Bank of America economists believe the U.S. Federal Reserve likely won’t have to raise interest rates again after a softer-than-expected CPI report for October.
Both headline and core CPI were below projections. Headline CPI showed minimal change on the month, increasing by 0.04% (unrounded). Consequently, the year-on-year rate declined by five-tenths to 3.2%, marking its lowest level since June 2023. The three-month annualized rate also decreased from 4.9% to 4.4%.
Core inflation, excluding volatile food and energy prices, rose by 0.2% month-on-month (0.23% unrounded), falling short of consensus expectations for a 0.3% increase. This led to the year-on-year rate dropping by two-tenths to 4.0%. However, the three-month annualized rate increased from 3.1% to 3.4%.
BofA’s analysts argue the Fed is “most likely done” with raising rates.
“[The] benign CPI report suggests that the upside surprise in September was a blip. The Fed should be encouraged by the details of today's print, specifically the drop in OER inflation and the significant cooldown in core services excluding housing,” the analysts wrote.

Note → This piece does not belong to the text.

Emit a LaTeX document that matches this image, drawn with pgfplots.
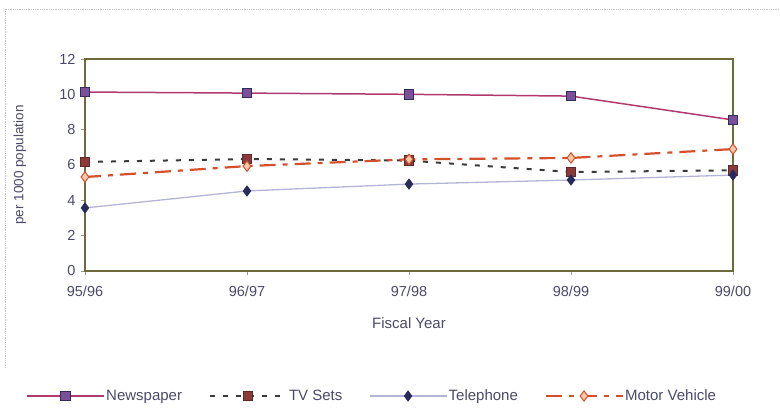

“We now think that the hiking cycle is over.”
“The Fed will probably try to leave the door open for more hikes next year at its December meeting, but there are diminishing returns to hawkish rhetoric when its policy choices lean dovish. We think that it would take meaningful re-acceleration in inflation for the Fed to hike next year. That is not our base case,” they added.
BofA sees the Fed starting to cut rates in June 2024 with one cut per quarter.